"La leçon du mal" : avant le manga à succès, le roman vraiment (très) méchant qui a fasciné le Japon

Publié le 12 octobre 2022 à 11h03

Source : JT 20h Semaine

À l’origine d’un manga devenu culte, le roman "La leçon du mal " (Belfond) n’était jamais sorti en France.
L’écrivain Yûsuke Kishi y met en scène un serial killer dissimulé sous les traits d’un charmant prof d’anglais.
Entre hyper violence et humour noir, c’est la révélation inattendue de cette rentrée littéraire.

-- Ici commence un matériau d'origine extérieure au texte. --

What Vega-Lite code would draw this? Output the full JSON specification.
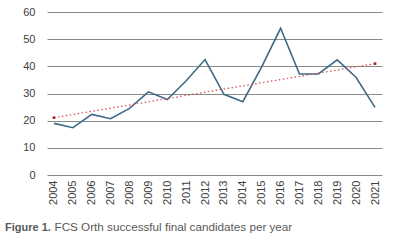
{
  "$schema": "https://vega.github.io/schema/vega-lite/v6.json",
  "autosize": "none",
  "width": 335,
  "height": 163,
  "padding": {"left": 47, "top": 12, "right": 17, "bottom": 71},
  "background": "white",
  "config": {
    "view": {"stroke": null},
    "font": "Liberation Sans"
  },
  "title": {
    "text": "Figure 1.",
    "orient": "bottom",
    "anchor": "start",
    "frame": "group",
    "dx": -42,
    "offset": -2,
    "baseline": "alphabetic",
    "font": "Liberation Sans",
    "fontSize": 11,
    "fontWeight": "bold",
    "color": "#595959"
  },
  "data": {
    "values": [
      {"year": "2004", "value": 19, "trend": 21.1},
      {"year": "2005", "value": 17.4},
      {"year": "2006", "value": 22.3},
      {"year": "2007", "value": 20.7},
      {"year": "2008", "value": 24.5},
      {"year": "2009", "value": 30.6},
      {"year": "2010", "value": 27.8},
      {"year": "2011", "value": 34.7},
      {"year": "2012", "value": 42.5},
      {"year": "2013", "value": 29.7},
      {"year": "2014", "value": 27},
      {"year": "2015", "value": 39.8},
      {"year": "2016", "value": 54},
      {"year": "2017", "value": 37.2},
      {"year": "2018", "value": 37.2},
      {"year": "2019", "value": 42.4},
      {"year": "2020", "value": 35.9},
      {"year": "2021", "value": 24.9, "trend": 41}
    ]
  },
  "encoding": {
    "x": {
      "field": "year",
      "type": "ordinal",
      "scale": {"type": "point", "padding": 0.37},
      "axis": {
        "labelAngle": -90,
        "labelAlign": "right",
        "labelBaseline": "middle",
        "labelPadding": 5,
        "labelFontSize": 11,
        "labelColor": "#404040",
        "domain": false,
        "ticks": false,
        "grid": false,
        "title": "FCS Orth successful final candidates per year",
        "titleX": 7,
        "titleY": 55,
        "titleAlign": "left",
        "titleAnchor": "start",
        "titleBaseline": "alphabetic",
        "titleAngle": 0,
        "titleFontSize": 11.7,
        "titleFontWeight": "normal",
        "titleColor": "#595959"
      }
    },
    "y": {
      "field": "value",
      "type": "quantitative",
      "scale": {"domain": [0, 60], "nice": false},
      "axis": {
        "values": [0, 10, 20, 30, 40, 50, 60],
        "tickCount": 7,
        "labelOverlap": false,
        "title": null,
        "domain": false,
        "ticks": false,
        "labelPadding": 12,
        "labelFontSize": 11,
        "labelColor": "#404040",
        "gridColor": "#8a8a8a",
        "gridWidth": 1
      }
    }
  },
  "layer": [
    {
      "mark": {"type": "line", "color": "#3d6b87", "strokeWidth": 1.6}
    },
    {
      "transform": [{"filter": "isValid(datum.trend)"}],
      "mark": {"type": "line", "color": "#d04a4a", "strokeWidth": 1.2, "strokeDash": [1.5, 2.5]},
      "encoding": {"y": {"field": "trend", "type": "quantitative"}}
    },
    {
      "transform": [{"filter": "isValid(datum.trend)"}],
      "mark": {"type": "square", "color": "#b02525", "size": 7, "filled": true, "opacity": 1},
      "encoding": {"y": {"field": "trend", "type": "quantitative"}}
    }
  ]
}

Plus charmant, tu meurs. Seiji Hasumi, la figure centrale de La leçon du mal, doit davantage au Patrick Bateman d’American Psycho qu’à Jeffrey Dahmer, le véritable serial killer de la série Netflix. Beau gosse, bienveillant, aux petits soins pour ses élèves… Ce prof d’anglais d’un lycée de la ville de Machida est en réalité un monstre manipulateur, dénué de la moindre empathie. Dans sa classe, tout le monde se laisse berner hormis l’hyper sensible Reika qui alerte ses deux meilleurs amis, Keisuke et Yûichirô. Parviendront-ils à le démasquer avant qu’il ne soit trop tard ?

Sorti dans son pays d’origine en 2010, ce petit chef-d'œuvre de cruauté a été plébiscité chez nous sous forme de manga, paru aux éditions Kana. Il a également été adapté au cinéma par le réalisateur déjanté Takashi Miike pour un film encore inédit en France. Mais on vous recommande franchement de découvrir le texte à la source, publié en cette rentrée chez Belfond. Une maison bien connue des amateurs de littérature japonaise puisqu’elle édite les œuvres complètes du maître Haruki Murakami.

Un psychopathe qui ne recule devant rien

Hyper addictif, audacieux et d’une noirceur absolue, La leçon du mal joue sans cesse avec les attentes du lecteur, questionnant aussi bien sa morale que ses pulsions les plus sombres. Dès la scène d’ouverture, où Hasumi rêve de tirer ses élèves à la carabine comme à la fête foraine, on se dit qu’il y a quelque chose qui cloche dans sa tête. Puis lorsque Reika décrit l’atmosphère au sein du lycée, on aurait presque envie de lui prêter main forte.

"L’école n’était pas un sanctuaire dédié à la protection des enfants, mais une arène où seule régnait la loi du plus fort", écrit Yûsuke Kishi. "Afin de survivre, il fallait soit avoir de la chance, soit faire preuve de beaucoup d’intuition, soit pouvoir déployer la violence physique nécessaire pour se défendre." On se dit alors qu’on va peut-être assister à une version "high school" de Battle Royale. Mais très vite, l’écrivain nous fait comprendre que le principal danger, c’est bel et bien ce super prof qui ne recule devant rien pour parvenir à ses fins.

Au fil des pages et des rebondissements, Yûsuke Kishi nous fait pénétrer l’âme noire de sa terrifiante créature depuis le berceau. "Bébé, tout lui semblait si neuf, si attirant qu’il avait une soif de connaissances inextinguible", s’amuse-t-il. "Il observait, touchait, faisait bouger l’objet de sa curiosité. Puis il le brisait". Un flashback délicieux qui renforce la fascination du lecteur avant une dernière partie cauchemardesque qu’il serait criminel de spoiler. Vous voilà prévenus.

Diplômé en économie de l’Université de Kyoto et ancien agent d’assurance, Yûsuke Kishi  publie des romans de genre depuis le milieu des années 1990 au Japon. La leçon du mal est le premier à être traduit en France alors que l'écrivain vient de fêter ses 63 ans. Avec son style incisif et imagé, l’ambiguïté de ses personnages et son humour corrosif, c’est l’une des plus excitantes révélations de la rentrée littéraire. Mieux vaut tard que jamais.